Kill Devil Hill is an American rock supergroup, founded in 2011 by drummer Vinny Appice (former Black Sabbath, Heaven & Hell, and Dio), bassist Rex Brown (former Pantera and Down), guitarist Mark Zavon (former 40 Cycle Hum), and lead vocalist Dewey Bragg. The band is named after the town of Kill Devil Hills, North Carolina, a location renowned from pirating days. 

The band's sound has been described as "heavy and modern without succumbing to typical contemporary hardcore trappings – indecipherable vocals or overused blast beats."

History 
Kill Devil Hill released their self-titled debut album in May 2012. They toured the US with rock band Adrenaline Mob.

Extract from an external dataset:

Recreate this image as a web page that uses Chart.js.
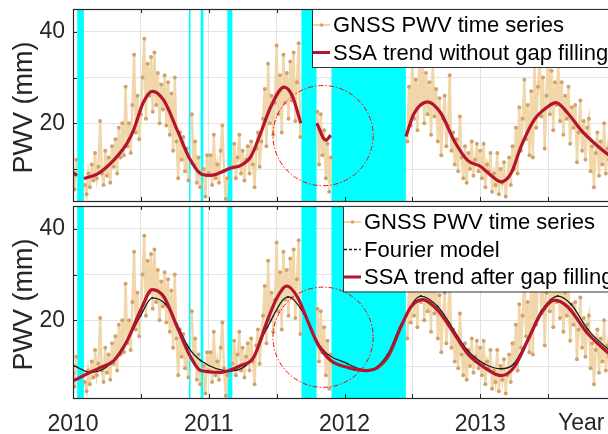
<!DOCTYPE html>
<html>
<head>
<meta charset="utf-8">
<script src="https://cdn.jsdelivr.net/npm/chart.js@4.4.1/dist/chart.umd.min.js"></script>
<style>
    html, body { margin: 0; padding: 0; background: #fff; overflow: hidden; width: 608px; height: 434px; }
    .panel { position: absolute; left: 0; }
    #topPanel { top: 0; }
    #bottomPanel { top: 197px; }
</style>
</head>
<body>
<div class="panel" id="topPanel"><canvas id="topChart" width="620" height="205"></canvas></div>
<div class="panel" id="bottomPanel"><canvas id="bottomChart" width="620" height="237"></canvas></div>
<script>
// GNSS PWV samples, one every 1/80 year from 2010.0 (null = data gap)
const pwvStart = 2010;
const pwvStep = 1 / 80;
const pwvValues = [
    8.5, 5.5, 12.0, null, null, null, null, 6.5,
    4.5, 9.0, 6.0, 11.0, 7.5, 13.5, 8.0, 10.5,
    20.5, 9.0, 6.5, 14.0, 8.5, 12.5, 7.0, 15.0,
    10.5, 16.5, 9.0, 19.0, 12.5, 20.0, 13.0, 28.0,
    15.0, 20.0, 13.5, 24.0, 35.0, 18.0, 26.0, 16.5,
    22.0, 30.0, 38.5, 21.0, 33.0, 26.0, 34.5, 22.5,
    35.5, 24.0, 31.0, 20.0, 28.5, 23.0, 30.5, 19.5,
    29.0, 17.5, 26.5, 14.0, 30.0, 16.0, 8.0, 18.0,
    12.0, 17.0, 9.5, 14.5, 7.5, null, 22.0, 11.0,
    16.0, 7.0, 12.5, 6.0, null, 10.0, 4.0, 13.0,
    9.0, 13.0, 6.5, 17.5, 8.0, 11.0, 7.0, 14.0,
    19.5, 9.5, 3.5, 8.0, null, null, 10.5, 15.5,
    8.0, 12.5, 17.5, 9.0, 14.0, 7.5, 12.0, 15.0,
    9.0, 16.0, 11.0, 6.0, 14.5, 18.0, 10.5, 16.0,
    21.0, 27.5, 15.0, 33.0, 20.0, 26.0, 17.5, 24.5,
    37.0, 22.0, 30.5, 18.0, 35.0, 24.5, 31.0, 21.0,
    33.5, 25.0, 35.5, 20.5, 29.0, 37.5, 17.0, null,
    null, null, null, null, null, null, null, null,
    22.5, 11.0, 22.0, 13.0, 18.5, 8.0, 15.5, 5.0,
    12.5, null, null, null, null, null, null, null,
    null, null, null, null, null, null, null, null,
    null, null, null, null, null, null, null, null,
    null, null, null, null, null, null, null, null,
    null, null, null, null, null, null, null, null,
    null, null, null, null, null, 16.0, 28.0, 19.5,
    34.0, 21.0, 29.5, 18.5, 33.5, 24.0, 36.0, 20.0,
    31.0, 22.0, 29.0, 17.5, 34.0, 21.5, 27.5, 16.0,
    25.5, 13.0, 21.0, 26.0, 15.0, 19.5, 30.5, 14.0,
    18.0, 11.0, 16.5, 9.5, 21.5, 12.5, 8.0, 15.0,
    7.0, 13.5, 10.0, 16.0, 8.5, 12.0, 15.5, 9.5,
    14.0, 8.0, 15.5, 6.0, 11.0, 9.5, 13.5, 5.0,
    9.0, 6.5, 13.5, 4.5, 10.0, 7.0, 11.5, 4.0,
    8.0, 12.5, 6.5, 15.0, 10.0, 19.0, 9.0, 23.5,
    14.0, 21.0, 29.5, 16.5, 24.0, 13.0, 27.0, 12.5,
    33.0, 19.0, 28.0, 35.0, 21.5, 30.0, 14.5, 26.0,
    36.0, 22.0, 31.5, 18.5, 29.0, 24.0, 33.5, 20.5,
    29.0, 17.5, 26.0, 21.0, 28.0, 15.5, 23.5, 19.0,
    24.0, 11.5, 18.0, 25.0, 14.0, 20.5, 12.0, 19.0,
    21.0, 9.5, 15.0, 6.0, 13.5, 18.0, 8.5, 16.0,
    11.0, 20.0, 9.0, 14.5, 12.0, 10.0, 15.0, 11.0
];

// gaps shaded in cyan
const gapStarts = [2010.031, 2010.854, 2010.940, 2011.137, 2011.683, 2011.904];
const gapEnds = [2010.080, 2010.866, 2010.960, 2011.174, 2011.794, 2012.452];

// SSA trend without gap filling (top)
const trendRawYears = [
    2010.0, 2010.03, 2010.05, 2010.08, 2010.178, 2010.299, 2010.400, 2010.446, 2010.520, 2010.584,
    2010.667, 2010.768, 2010.852, 2010.940, 2011.014, 2011.162, 2011.236, 2011.310,
    2011.383, 2011.457, 2011.555, 2011.617, 2011.678, 2011.74, 2011.796, 2011.862,
    2011.899, 2012.2, 2012.452, 2012.513, 2012.612, 2012.710, 2012.806, 2012.907,
    2013.005, 2013.079, 2013.153, 2013.226, 2013.300, 2013.396, 2013.497, 2013.558,
    2013.645, 2013.743, 2013.839, 2013.949, 2014.0
];
const trendRawValues = [
    9.2, 8.6, null, 7.9, 8.9, 11.9, 15.7, 18.5, 24.7, 27.0,
    25.1, 18.5, 12.7, 9.0, 8.6, 10.2, 10.8, 12.7,
    17.9, 23.6, 27.9, 25.9, 20.0, null, 20.0, 16.3,
    17.4, null, 17.1, 22.2, 24.7, 22.2, 16.3, 11.9,
    10.5, 8.6, 7.2, 9.0, 14.9, 20.7, 23.6, 24.5,
    22.2, 18.5, 15.7, 13.0, 12.0
];

// SSA trend after gap filling (bottom)
const trendFilledYears = [
    2010.006, 2010.105, 2010.203, 2010.301, 2010.400, 2010.498, 2010.584, 2010.670,
    2010.768, 2010.854, 2010.940, 2011.088, 2011.236, 2011.331, 2011.432, 2011.506,
    2011.575, 2011.653, 2011.727, 2011.801, 2011.899, 2012.022, 2012.170, 2012.317,
    2012.415, 2012.489, 2012.575, 2012.686, 2012.808, 2012.907, 2013.029, 2013.153,
    2013.249, 2013.350, 2013.448, 2013.546, 2013.645, 2013.792, 2013.949, 2014.0
];
const trendFilledValues = [
    6.8, 8.3, 9.7, 11.2, 15.6, 22.2, 26.7, 25.1,
    18.5, 12.7, 9.0, 8.6, 10.1, 11.9, 20.0, 25.1,
    27.5, 25.1, 20.0, 14.9, 11.2, 9.7, 9.0, 11.9,
    18.5, 22.9, 24.5, 22.2, 17.1, 12.7, 9.7, 7.9,
    9.7, 15.6, 21.5, 24.4, 22.9, 17.1, 12.7, 11.5
];

// Fourier model (bottom)
const fourierYears = [
    2010.006, 2010.129, 2010.277, 2010.400, 2010.498, 2010.584, 2010.682, 2010.768,
    2010.852, 2010.940, 2011.162, 2011.310, 2011.432, 2011.584, 2011.700, 2011.825,
    2012.022, 2012.170, 2012.317, 2012.415, 2012.563, 2012.686, 2012.907, 2013.029,
    2013.153, 2013.249, 2013.350, 2013.448, 2013.571, 2013.669, 2013.792, 2013.949, 2014.0
];
const fourierValues = [
    10.1, 8.6, 10.5, 15.6, 21.0, 24.9, 23.5, 19.0,
    14.0, 11.2, 8.9, 11.2, 18.5, 25.1, 21.5, 14.1,
    10.5, 9.0, 12.5, 19.0, 25.3, 23.0, 13.4, 10.5,
    9.4, 10.5, 16.0, 22.0, 25.3, 23.5, 18.0, 13.5, 12.5
];

// highlight circle: centre (year, mm) and radius in years
const circleTop = [2011.842, 17.3];
const circleBottom = [2011.842, 16.3];
const circleRadiusYears = 0.369;

const xTicks = [2010, 2010.5, 2011, 2011.5, 2012, 2012.5, 2013, 2013.5, 2014];
const xLabelYears = [2010, 2011, 2012, 2013];
const yTicks = [10, 20, 30, 40];
const yLabelled = [20, 40];

(() => {
    Chart.defaults.font.family = '"Liberation Sans", Arial, sans-serif';
    const axisColor = "#262626";
    const wheat = "#f0d6a8";
    const tan = "#d2a26c";
    const crimson = "#b5142e";

    const toPoints = (xs, ys) => xs.map((x, i) => ({ x, y: ys[i] }));
    const pwvPoints = pwvValues.map((y, i) => ({ x: pwvStart + i * pwvStep, y }));

    const gnssDataset = () => ({
        label: "GNSS PWV time series",
        kind: "gnss",
        data: pwvPoints,
        borderColor: wheat,
        borderWidth: 2.4,
        pointRadius: 2,
        pointBackgroundColor: tan,
        pointBorderWidth: 0,
        tension: 0,
        order: 3
    });

    const trendDataset = (label, xs, ys) => ({
        label,
        kind: "ssa",
        data: toPoints(xs, ys),
        borderColor: crimson,
        borderWidth: 3.2,
        pointRadius: 0,
        cubicInterpolationMode: "monotone",
        order: 1
    });

    const fourierDataset = {
        label: "Fourier model",
        kind: "fourier",
        data: toPoints(fourierYears, fourierValues),
        borderColor: "#1c1c1c",
        borderWidth: 1.3,
        pointRadius: 1,
        pointBackgroundColor: "#1c1c1c",
        pointBorderWidth: 0,
        cubicInterpolationMode: "monotone",
        order: 2
    };

    const decorations = {
        id: "decorations",
        beforeDatasetsDraw(chart) {
            const { ctx, chartArea: a, scales: { x } } = chart;
            ctx.save();
            ctx.fillStyle = "#00ffff";
            gapStarts.forEach((start, i) => {
                const x0 = x.getPixelForValue(start);
                const x1 = x.getPixelForValue(gapEnds[i]);
                ctx.fillRect(x0, a.top, Math.max(x1 - x0, 1.5), a.bottom - a.top);
            });
            ctx.restore();
        },
        afterDatasetsDraw(chart, args, opts) {
            const { ctx, chartArea: a, scales: { x, y } } = chart;

            // dash-dot circle
            const cx = x.getPixelForValue(opts.circle[0]);
            const cy = y.getPixelForValue(opts.circle[1]);
            const r = x.getPixelForValue(opts.circle[0] + circleRadiusYears) - cx;
            ctx.save();
            ctx.strokeStyle = "#ff0000";
            ctx.lineWidth = 1;
            ctx.setLineDash([5, 2, 1.5, 2]);
            ctx.beginPath();
            ctx.arc(cx, cy, r, 0, Math.PI * 2);
            ctx.stroke();
            ctx.restore();

            // inward ticks and box
            ctx.save();
            ctx.strokeStyle = axisColor;
            ctx.lineWidth = 1;
            ctx.beginPath();
            xTicks.forEach((v) => {
                const px = Math.round(x.getPixelForValue(v)) + 0.5;
                ctx.moveTo(px, a.bottom); ctx.lineTo(px, a.bottom - 4);
                ctx.moveTo(px, a.top); ctx.lineTo(px, a.top + 4);
            });
            yTicks.forEach((v) => {
                const py = Math.round(y.getPixelForValue(v)) + 0.5;
                ctx.moveTo(a.left, py); ctx.lineTo(a.left + 4, py);
            });
            ctx.stroke();
            ctx.lineWidth = 1.2;
            ctx.strokeRect(Math.round(a.left) + 0.5, Math.round(a.top) + 0.5,
                a.right - a.left, Math.round(a.bottom - a.top));
            ctx.restore();

            // legend
            const items = chart.data.datasets;
            const left = opts.legendLeft;
            const top = a.top;
            const rowGap = 27.5;
            ctx.save();
            ctx.fillStyle = "#ffffff";
            ctx.fillRect(left, top, a.right - left + 10, items.length * rowGap + 3);
            ctx.strokeStyle = "#333333";
            ctx.lineWidth = 1;
            ctx.strokeRect(left + 0.5, top + 0.5, a.right - left + 10, items.length * rowGap + 3);
            ctx.font = '22px "Liberation Sans", Arial, sans-serif';
            ctx.textBaseline = "middle";
            ctx.textAlign = "left";
            items.forEach((ds, i) => {
                const ry = top + 16 + i * rowGap;
                ctx.beginPath();
                ctx.setLineDash(ds.kind === "fourier" ? [3, 2] : []);
                ctx.strokeStyle = ds.borderColor;
                ctx.lineWidth = ds.kind === "ssa" ? 3 : (ds.kind === "gnss" ? 2 : 1.3);
                ctx.moveTo(left + 1, ry);
                ctx.lineTo(left + 18, ry);
                ctx.stroke();
                ctx.setLineDash([]);
                if (ds.kind === "gnss") {
                    ctx.fillStyle = tan;
                    ctx.beginPath();
                    ctx.arc(left + 9.5, ry, 1.8, 0, Math.PI * 2);
                    ctx.fill();
                }
                ctx.fillStyle = "#000000";
                ctx.fillText(ds.label, left + 21, ry + 1);
            });
            ctx.restore();

            // y title
            ctx.save();
            ctx.fillStyle = axisColor;
            ctx.font = '27px "Liberation Sans", Arial, sans-serif';
            ctx.textAlign = "center";
            ctx.textBaseline = "middle";
            ctx.translate(25, (a.top + a.bottom) / 2 + 2.5);
            ctx.rotate(-Math.PI / 2);
            ctx.fillText("PWV (mm)", 0, 0);
            ctx.restore();

            if (opts.yearLabel) {
                ctx.save();
                ctx.fillStyle = axisColor;
                ctx.font = '23px "Liberation Sans", Arial, sans-serif';
                ctx.textAlign = "left";
                ctx.textBaseline = "middle";
                ctx.fillText("Year", 558, a.bottom + 26);
                ctx.restore();
            }
        }
    };

    const makePanel = (canvasId, datasets, showXLabels, extra) => new Chart(document.getElementById(canvasId), {
        type: "line",
        data: { datasets },
        plugins: [decorations],
        options: {
            responsive: false,
            animation: false,
            devicePixelRatio: 1,
            events: [],
            layout: { padding: { top: 9, right: 4, left: 0, bottom: 0 } },
            plugins: {
                legend: { display: false },
                tooltip: { enabled: false },
                decorations: extra
            },
            scales: {
                x: {
                    type: "linear",
                    min: 2010,
                    max: 2014,
                    afterBuildTicks: (scale) => { scale.ticks = xTicks.map((value) => ({ value })); },
                    afterFit: (scale) => {
                        scale.height = showXLabels ? 36 : 4;
                        scale.paddingLeft = 0;
                        scale.paddingRight = 0;
                    },
                    grid: { color: "#e3e3e3", drawTicks: false },
                    border: { display: false },
                    ticks: {
                        display: showXLabels,
                        autoSkip: false,
                        maxRotation: 0,
                        padding: 13,
                        color: axisColor,
                        font: { size: 23 },
                        callback: (v) => (xLabelYears.includes(v) ? String(v) : "")
                    }
                },
                y: {
                    min: 3,
                    max: 45,
                    afterBuildTicks: (scale) => { scale.ticks = yTicks.map((value) => ({ value })); },
                    afterFit: (scale) => {
                        scale.width = 73;
                        scale.paddingTop = 0;
                        scale.paddingBottom = 0;
                    },
                    grid: { color: "#e3e3e3", drawTicks: false },
                    border: { display: false },
                    ticks: {
                        padding: 8,
                        color: axisColor,
                        font: { size: 23 },
                        callback: (v) => (yLabelled.includes(v) ? String(v) : "")
                    }
                }
            }
        }
    });

    makePanel("topChart", [
        gnssDataset(),
        trendDataset("SSA trend without gap filling", trendRawYears, trendRawValues)
    ], false, { circle: circleTop, legendLeft: 312, yearLabel: false });

    makePanel("bottomChart", [
        gnssDataset(),
        fourierDataset,
        trendDataset("SSA trend after gap filling", trendFilledYears, trendFilledValues)
    ], true, { circle: circleBottom, legendLeft: 343, yearLabel: true });
})();
</script>
</body>
</html>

On March 10, 2014, it was announced that Vinny Appice had left the band in order to commit to other things and projects, and that former Type O Negative drummer Johnny Kelly was his replacement. Appice later stated his leaving the band was due to the lack of punctuality of his other bandmates.

The band performed on Motörhead's Boat Cruise in September 2014 and after touring, the band started to write another album with their new member Johnny Kelly. They decided to record at Stagg Street Studios in California with help from engineer Josh Newell (Linkin Park, In This Moment).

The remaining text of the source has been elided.